The paper “TSS: Transformation-Specific Smoothing for Robustness Certification,” accepted at the 2021 ACM Conference on Computer and Communications Security (CCS), offers a way to certify a machine learning model’s robustness against arbitrary attacks by labeling resolvable disruptions, or transformations, of data. In the stop sign example, the idea is to certify that even if an image of a sign has some unexpected alternation, the algorithm can still identify it with a high level of confidence.
Bo Li’s CVPR 2021Workshop on Autonomous Driving keynote
As an undergraduate in computer science at Shanghai Jiao Tong University, Li focused on pure system security, such as cryptography. But as she embarked on her PhD and postdoc at the University of California Berkeley in 2011, interest in artificial intelligence was growing, and she was drawn to related questions.
Li said she recognized some potential vulnerabilities around AI and private data. She began to explore those by conducting experimental attacks, like the one involving autonomous cars and street signs in 2017, and theoretical analysis to uncover the fundamental principles of AI trustworthiness.
“You can see a lot of news reports about my work on these attacks. Somehow people are more excited about attacks,” she said with a laugh. But she quickly began to do more work on the preventive side as well, working on ways to safeguard and certify systems.
Earlier research produced projects such as Certifying Robust Policies (CROP) for reinforcement learning — also funded by the 2020 Amazon Research Award and — which systematically evaluates different reinforcement learning algorithms based on certification criteria, and Adversarial General Language Understanding Evaluation (GLUE), a benchmarking system that tests and analyzes the vulnerabilities of natural language understanding systems.

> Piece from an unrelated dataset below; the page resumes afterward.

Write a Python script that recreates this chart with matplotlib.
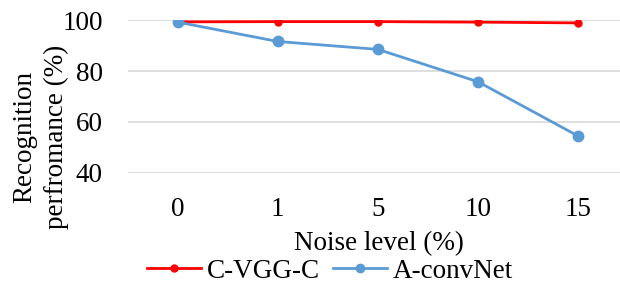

CROP was recently accepted to the 2022 International Conference on Learning Representations, happening in April.
Li sees these research and open-source efforts as important not just to maintaining security in specific situations, but also to the broader challenge of domain generalization: The idea that an algorithm is flexible and powerful enough to adapt to different settings and uses. For example, will an autonomous car trained to drive in a city know what to do when it gets to a rural area unlike anything it has seen before?
“Domain generalization is an everlasting topic in machine learning,” Li said. “We are trying to tackle this problem from a robustness perspective.”
Beyond the funding and computational resources of the Amazon Research Award, Li also has benefited from talking with Amazon researchers about real-world problems. Her lab’s methodologies can be applied to vision, text, audio, and video. She is aiming for impact, whether it involves integration with AWS tools or inspiration for other researchers.
“We hope researchers will try our methods on different domains,” she says.